▸ INSTRUCTIONS TO FOLLOW:
Exactly retype the lines from the top of the data through the line containing "from matplotlib.patches import Rectangle", leaving out every picture.

▸ SUPPLIED MATERIAL:
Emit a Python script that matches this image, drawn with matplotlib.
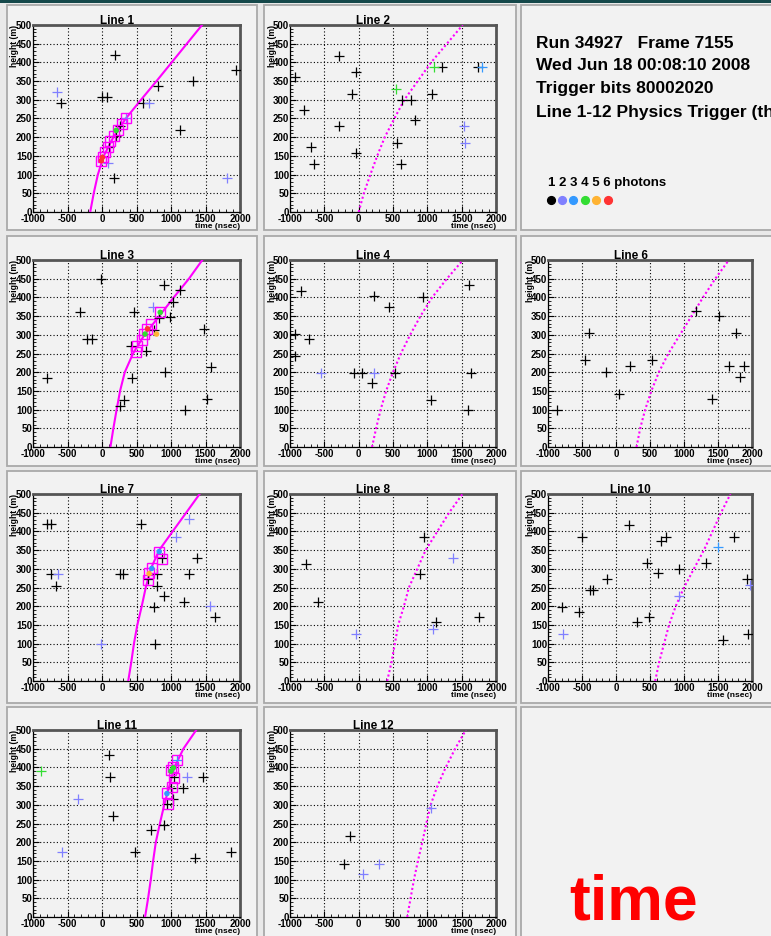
import matplotlib
matplotlib.use("Agg")
import matplotlib.pyplot as plt
from matplotlib.patches import Rectangle

plt.rcParams['font.family'] = ['Liberation Sans', 'DejaVu Sans']
plt.rcParams['font.weight'] = 'bold'
plt.rcParams['axes.unicode_minus'] = False

W, H = 771, 936

# photon count -> marker colour (1..6)
PHOTON_COLORS = ['black', '#8080ff', '#3399ff', '#33dd33', '#ffb333', '#ff3333']
PHOTON_LABEL = "1 2 3 4 5 6 photons"

RUN_INFO = ["Run 34927   Frame 7155",
            "Wed Jun 18 00:08:10 2008",
            "Trigger bits 80002020",
            "Line 1-12 Physics Trigger (th"]

# heights (m) where the expected arrival curve was read
Z_FIT = [0, 50, 100, 150, 200, 250, 300, 350, 400, 450, 500]

# ---- Line 1
L1_FIT = [-171, -120, -60, 25, 165, 345, 565, 790, 1010, 1230, 1450]
L1_T = [190, 0, 70, -600, -650, 815, 1312, 1937, 595, 683, 1137, 180, 1805, 83, 268, 205, 98, 351]
L1_Z = [421, 307, 307, 291, 322, 336, 349, 381, 291, 291, 220, 90, 90, 131, 231, 204, 173, 252]
L1_N = [1, 1, 1, 1, 2, 1, 1, 1, 1, 2, 1, 1, 2, 2, 1, 1, 1, 2]
L1_BOX_T = [-15, 10, 49, 83, 122, 171, 229, 288, 351]
L1_BOX_Z = [137, 146, 160, 173, 191, 204, 218, 234, 250]
L1_DOT_T = [-10, 5, 205]
L1_DOT_Z = [137, 146, 218]
L1_DOT_N = [6, 6, 4]

# ---- Line 2
L2_FIT = [0, 75, 170, 270, 380, 520, 665, 860, 1055, 1285, 1515]
L2_T = [-283, -34, -927, -98, -790, -283, -693, -644, -34, 537, 634, 756, 820, 561, 620,
        1098, 1220, 1073, 1740, 1790, 1537, 1546]
L2_Z = [418, 375, 361, 315, 272, 229, 173, 128, 158, 330, 300, 300, 245, 185, 128,
        388, 388, 316, 388, 388, 229, 185]
L2_N = [1, 1, 1, 1, 1, 1, 1, 1, 1, 4, 1, 1, 1, 1, 1, 4, 1, 1, 1, 3, 2, 2]

# ---- Line 3
L3_FIT = [122, 165, 212, 262, 330, 450, 615, 830, 1040, 1260, 1454]
L3_T = [-10, -317, -220, -146, -790, 893, 1137, 1024, 463, 985, 741, 1478, 1585, 912, 439,
        317, 268, 1210, 1527, 644, 415, 756, 829]
L3_Z = [448, 361, 289, 289, 185, 433, 419, 387, 361, 348, 375, 316, 215, 200, 185,
        125, 110, 99, 128, 258, 271, 313, 345]
L3_N = [1, 1, 1, 1, 1, 1, 1, 1, 1, 1, 2, 1, 1, 1, 1, 1, 1, 1, 1, 1, 1, 1, 1]
L3_BOX_T = [844, 707, 659, 610, 576, 512, 488]
L3_BOX_Z = [360, 330, 316, 303, 287, 271, 253]
L3_DOT_T = [790, 844, 659, 624]
L3_DOT_Z = [302, 360, 316, 302]
L3_DOT_N = [5, 4, 6, 4]

# ---- Line 4
L4_FIT = [195, 254, 320, 400, 500, 615, 750, 900, 1070, 1285, 1520]
L4_T = [-839, 229, 439, 937, 1610, -927, -722, -927, -551, -73, 49, 229, 195, 527, 1634, 1049, 1595]
L4_Z = [418, 403, 375, 401, 433, 302, 289, 244, 199, 199, 199, 199, 170, 199, 199, 127, 99]
L4_N = [1, 1, 1, 1, 1, 1, 1, 1, 2, 1, 1, 2, 1, 1, 1, 1, 1]

# ---- Line 6
L6_FIT = [302, 356, 429, 520, 630, 770, 940, 1110, 1280, 1460, 1660]
L6_T = [1171, 1512, 1766, -400, -463, 527, -146, 205, 39, -863, 1668, 1888, 1820, 1405]
L6_Z = [363, 349, 304, 304, 232, 232, 201, 217, 143, 100, 217, 217, 187, 129]
L6_N = [1] * 14

# ---- Line 7
L7_FIT = [380, 424, 463, 512, 576, 634, 707, 829, 1024, 1220, 1415]
L7_T = [-790, -741, 561, 1268, 1073, -732, -634, -668, 254, 302, -10, 1380, 1259, 1185,
        893, 795, 756, 766, 1571, 1634, 795, 673, 868]
L7_Z = [419, 419, 419, 433, 386, 285, 285, 255, 285, 285, 99, 328, 285, 211,
        228, 255, 197, 99, 200, 170, 285, 274, 328]
L7_N = [1, 1, 1, 2, 2, 1, 2, 1, 1, 1, 2, 1, 1, 1, 1, 1, 1, 1, 2, 1, 1, 1, 1]
L7_BOX_T = [829, 868, 722, 683, 673]
L7_BOX_Z = [345, 327, 303, 289, 270]
L7_DOT_T = [829, 722, 683]
L7_DOT_Z = [346, 301, 287]
L7_DOT_N = [3, 3, 5]

# ---- Line 8
L8_FIT = [415, 478, 527, 576, 659, 732, 854, 976, 1146, 1317, 1512]
L8_T = [951, 1380, -771, 888, -585, -34, 1122, 1088, 1756]
L8_Z = [386, 328, 314, 285, 211, 126, 157, 139, 170]
L8_N = [1, 2, 1, 1, 1, 2, 1, 2, 1]

# ---- Line 10
L10_FIT = [576, 634, 707, 780, 878, 1000, 1146, 1293, 1420, 1545, 1683]
L10_T = [195, -502, 659, 732, 1732, 1498, 454, 1317, 927, 624, -137, -376, -341, -790,
         -537, 307, 488, 927, -780, 1927, 1976, 1941, 1576]
L10_Z = [418, 386, 373, 386, 386, 358, 315, 315, 300, 288, 274, 243, 243, 198,
         184, 157, 170, 228, 126, 273, 256, 126, 110]
L10_N = [1, 1, 1, 1, 1, 3, 1, 1, 1, 1, 1, 1, 1, 1, 1, 1, 1, 2, 2, 1, 2, 1, 1]

# ---- Line 11
L11_FIT = [624, 668, 707, 741, 780, 839, 902, 976, 1049, 1180, 1366]
L11_T = [107, -888, 122, -341, 156, 717, 893, -576, 473, 1351, 1868, 1229, 1463, 1171,
         1024, 1000, 1049, 941, 1083]
L11_Z = [433, 390, 375, 316, 271, 233, 245, 173, 173, 157, 173, 375, 375, 345,
         316, 345, 375, 302, 421]
L11_N = [1, 4, 1, 2, 1, 1, 1, 2, 1, 1, 1, 2, 1, 1, 1, 1, 1, 1, 3]
L11_BOX_T = [1083, 1000, 1049, 1015, 941, 951, 1030]
L11_BOX_Z = [421, 392, 372, 347, 332, 302, 400]
L11_DOT_T = [941, 1034, 1000]
L11_DOT_Z = [330, 399, 390]
L11_DOT_N = [3, 4, 4]

# ---- Line 12
L12_FIT = [707, 756, 805, 863, 927, 985, 1049, 1146, 1268, 1405, 1561]
L12_T = [-132, -220, 63, 293, 1059]
L12_Z = [216, 141, 115, 141, 291]
L12_N = [1, 1, 2, 2, 2]

# pixel layout of the canvas
COL_AX_LEFT = [33, 290, 548]
COL_AX_W = [207, 206, 204]
ROW_AX_TOP = [25, 260, 494, 730]
AX_H = 187
PAD_COLS = [(7, 257), (264, 516), (521, 776)]
PAD_ROWS = [(5, 230), (236, 466), (471, 703), (707, 940)]

fig = plt.figure(figsize=(W / 100, H / 100), dpi=100)
fig.patch.set_facecolor('#e9e9e9')


def fig_rect(x0, y0, x1, y1, **kw):
    r = Rectangle((x0 / W, 1 - y1 / H), (x1 - x0) / W, (y1 - y0) / H,
                  transform=fig.transFigure, **kw)
    fig.add_artist(r)


# pads
for (px0, px1) in PAD_COLS:
    for (py0, py1) in PAD_ROWS:
        fig_rect(px0, py0, px1, py1, facecolor='#f2f2f2', edgecolor='#a9a9a9', lw=1.3, zorder=0)
fig_rect(0, 0, W, 3, facecolor='#15484a', edgecolor='none', zorder=1)


def draw_line(col, row, title, fit, ht, hz, hn, solid,
              box_t=None, box_z=None, dot_t=None, dot_z=None, dot_n=None):
    left = COL_AX_LEFT[col] / W
    bottom = 1 - (ROW_AX_TOP[row] + AX_H) / H
    ax = fig.add_axes([left, bottom, COL_AX_W[col] / W, AX_H / H])
    ax.set_facecolor('#f2f2f2')
    ax.set_xlim(-1000, 2000)
    ax.set_ylim(0, 500)
    ax.set_xticks(range(-1000, 2001, 500))
    ax.set_xticks(range(-1000, 2001, 100), minor=True)
    ax.set_yticks(range(0, 501, 50))
    ax.set_yticks(range(0, 501, 10), minor=True)
    ax.tick_params(which='major', direction='in', length=4, width=0.8,
                   labelsize=7, top=False, right=False)
    ax.tick_params(which='minor', direction='in', length=2, width=0.6, top=False, right=False)
    ax.tick_params(axis='x', pad=1.5)
    ax.tick_params(axis='y', pad=0.5)
    ax.grid(True, which='major', color='black', linestyle=(0, (1, 2)), lw=0.8)
    for s in ('top', 'right'):
        ax.spines[s].set_color('#555555')
        ax.spines[s].set_linewidth(2)
    for s in ('left', 'bottom'):
        ax.spines[s].set_linewidth(0.9)

    if solid:
        ax.plot(fit, Z_FIT, color='#ff00ff', lw=1.5, zorder=3)
    else:
        ax.plot(fit, Z_FIT, color='#ff00ff', lw=1.5, linestyle=(0, (1, 1.2)), zorder=3)

    for n in range(1, 7):
        xs = [t for t, k in zip(ht, hn) if k == n]
        ys = [z for z, k in zip(hz, hn) if k == n]
        if xs:
            ax.plot(xs, ys, '+', color=PHOTON_COLORS[n - 1], ms=7.5, mew=0.9, zorder=4)
    if box_t:
        ax.plot(box_t, box_z, 's', mfc='none', mec='#ff00ff', ms=6.5, mew=1.0, zorder=5)
    if dot_t:
        ax.scatter(dot_t, dot_z, s=16, c=[PHOTON_COLORS[n - 1] for n in dot_n],
                   zorder=6, linewidths=0)

    ax.text(0.405, 1.02, title, transform=ax.transAxes, ha='center', va='center',
            fontsize=8.5, fontweight='bold')
    ax.text(-0.087, 1.0, 'height (m)', transform=ax.transAxes, rotation=90,
            ha='center', va='top', fontsize=6.2, fontweight='bold')
    ax.text(1.0, -0.08, 'time (nsec)', transform=ax.transAxes, ha='right',
            va='center', fontsize=6, fontweight='bold')
    return ax


draw_line(0, 0, 'Line 1', L1_FIT, L1_T, L1_Z, L1_N, True, L1_BOX_T, L1_BOX_Z, L1_DOT_T, L1_DOT_Z, L1_DOT_N)
draw_line(1, 0, 'Line 2', L2_FIT, L2_T, L2_Z, L2_N, False)
draw_line(0, 1, 'Line 3', L3_FIT, L3_T, L3_Z, L3_N, True, L3_BOX_T, L3_BOX_Z, L3_DOT_T, L3_DOT_Z, L3_DOT_N)
draw_line(1, 1, 'Line 4', L4_FIT, L4_T, L4_Z, L4_N, False)
draw_line(2, 1, 'Line 6', L6_FIT, L6_T, L6_Z, L6_N, False)
draw_line(0, 2, 'Line 7', L7_FIT, L7_T, L7_Z, L7_N, True, L7_BOX_T, L7_BOX_Z, L7_DOT_T, L7_DOT_Z, L7_DOT_N)
draw_line(1, 2, 'Line 8', L8_FIT, L8_T, L8_Z, L8_N, False)
draw_line(2, 2, 'Line 10', L10_FIT, L10_T, L10_Z, L10_N, False)
draw_line(0, 3, 'Line 11', L11_FIT, L11_T, L11_Z, L11_N, True, L11_BOX_T, L11_BOX_Z, L11_DOT_T, L11_DOT_Z, L11_DOT_N)
draw_line(1, 3, 'Line 12', L12_FIT, L12_T, L12_Z, L12_N, False)

# run info block
for i, line in enumerate(RUN_INFO):
    fig.text(536 / W, 1 - (43 + i * 23) / H, line, ha='left', va='center',
             fontsize=12.5, fontweight='bold')

fig.text(548 / W, 1 - 183 / H, PHOTON_LABEL, ha='left', va='center', fontsize=9.5, fontweight='bold')
dot_x = [551, 562, 573, 585, 596, 608]
for x, c in zip(dot_x, PHOTON_COLORS):
    fig.add_artist(plt.Line2D([x / W], [1 - 200 / H], marker='o', ms=5.6, color=c,
                              mec=c, transform=fig.transFigure))

fig.text(634 / W, 1 - 920 / H, 'time', ha='center', va='baseline', fontsize=45,
         fontweight='bold', color='#ff0000')

fig.savefig('out.png', dpi=100, facecolor=fig.get_facecolor())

▸ RESULT OF THE EXERCISE:
Emit a Python script that matches this image, drawn with matplotlib.
import matplotlib
matplotlib.use("Agg")
import matplotlib.pyplot as plt
from matplotlib.patches import Rectangle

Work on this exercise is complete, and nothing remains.